Molecular and cellular networks driving neurogenic muscle atrophy

During neurogenic muscle atrophy, the interruption of transmission of neurogenic signals to the muscle, caused by loss of neuromuscular junction (NMJ) integrity, leads to muscle atrophy, an event that causes loss of muscle functionality with the obvious deleterious outcomes. NMJs degeneration is a prominent aspect of denervation, aging, and some pathological conditions, such as Amyotrophic Lateral Sclerosis (ALS). The precise molecular mechanisms and roles of muscle-resident cells, during neurogenic muscle atrophy, remain largely unknown.
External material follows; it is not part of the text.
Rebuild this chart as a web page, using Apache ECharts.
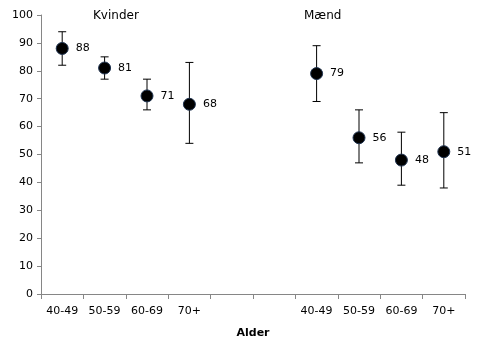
<!DOCTYPE html>
<html><head><meta charset="utf-8">
<script src="https://cdn.jsdelivr.net/npm/echarts@6/dist/echarts.min.js"></script>
<style>html,body{margin:0;padding:0;background:#fff}#c{width:480px;height:356px}</style>
</head><body><div id="c"></div>
<script>
var categories = ['40-49','50-59','60-69','70+','','','40-49','50-59','60-69','70+'];
var values = [88,81,71,68,null,null,79,56,48,51];
var lower = [82,77,66,54,null,null,69,47,39,38];
var upper = [94,85,77,83,null,null,89,66,58,65];
var yTicks = [0,10,20,30,40,50,60,70,80,90,100];
var groupLabels = ['Kvinder','Mænd'];

var FONT = 'DejaVu Sans';
var chart = echarts.init(document.getElementById('c'));
var pts = [], errs = [];
for (var i = 0; i < categories.length; i++) {
  if (values[i] != null) {
    pts.push([i, values[i]]);
    errs.push([i, lower[i], upper[i]]);
  }
}
chart.setOption({
  animation: false,
  grid: {left: 41, right: 15, top: 15, bottom: 62},
  xAxis: {
    type: 'category', data: categories, boundaryGap: true,
    name: 'Alder', nameLocation: 'middle', nameGap: 34,
    nameTextStyle: {fontFamily: FONT, fontSize: 11, fontWeight: 'bold', color: '#000'},
    axisLine: {lineStyle: {color: '#868686', width: 1}},
    axisTick: {show: true, interval: 0, length: 5, lineStyle: {color: '#868686'}},
    axisLabel: {interval: 0, fontFamily: FONT, fontSize: 11, color: '#000', margin: 12},
    splitLine: {show: false}
  },
  yAxis: {
    type: 'value', min: yTicks[0], max: yTicks[yTicks.length-1], interval: 10,
    axisLine: {show: true, lineStyle: {color: '#868686', width: 1}},
    axisTick: {show: true, length: 4, lineStyle: {color: '#868686'}},
    axisLabel: {fontFamily: FONT, fontSize: 11, color: '#000', margin: 8},
    splitLine: {show: false}
  },
  graphic: [
    {type: 'text', left: 93, top: 10, style: {text: groupLabels[0], font: '12px ' + FONT, fill: '#000'}},
    {type: 'text', left: 304, top: 10, style: {text: groupLabels[1], font: '12px ' + FONT, fill: '#000'}}
  ],
  series: [
    {
      type: 'custom', data: errs, z: 1,
      renderItem: function (params, api) {
        var x = api.value(0);
        var lo = api.coord([x, api.value(1)]);
        var hi = api.coord([x, api.value(2)]);
        var w = 4;
        var st = {stroke: '#000', lineWidth: 1};
        return {type: 'group', children: [
          {type: 'line', shape: {x1: lo[0], y1: lo[1], x2: hi[0], y2: hi[1]}, style: st},
          {type: 'line', shape: {x1: lo[0]-w, y1: lo[1], x2: lo[0]+w, y2: lo[1]}, style: st},
          {type: 'line', shape: {x1: hi[0]-w, y1: hi[1], x2: hi[0]+w, y2: hi[1]}, style: st}
        ]};
      }
    },
    {
      type: 'scatter', data: pts, z: 3, symbol: 'circle', symbolSize: 12,
      itemStyle: {color: '#000', opacity: 1, borderColor: '#1f3350', borderWidth: 1},
      label: {show: true, position: 'right', distance: 7, fontFamily: FONT, fontSize: 11, color: '#000',
        formatter: function (p) { return p.value[1]; }}
    }
  ]
});
</script></body></html>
Available evidence suggests that the effect on myofibers caused by neuron loss involves neighboring resident cells. Therefore, we analyzed the gene expression profiles at bulk and single-cell level of Itga7-expressing cells in muscle and revealed the existence of a subpopulation of muscle-resident glial cells, distinct from muscle satellite cells, that are selectively activated upon nerve injury. Upon nerve lesion, these cells expand and activate a neurotrophic program, that is turned off upon recovery of NMJ integrity. Moreover, in a mouse model of ALS, these muscle-resident glial cells increase during disease progression but exhibit impaired neurotrophic activity, suggesting that defective activation of glial cells could be implicated in ALS pathogenesis. Therefore, a better understanding of the cellular and molecular signaling pathways in muscle-resident cells during traumatic or pathological denervation is critical for developing better therapies against neurogenic muscle atrophy and degenerative diseases such as ALS.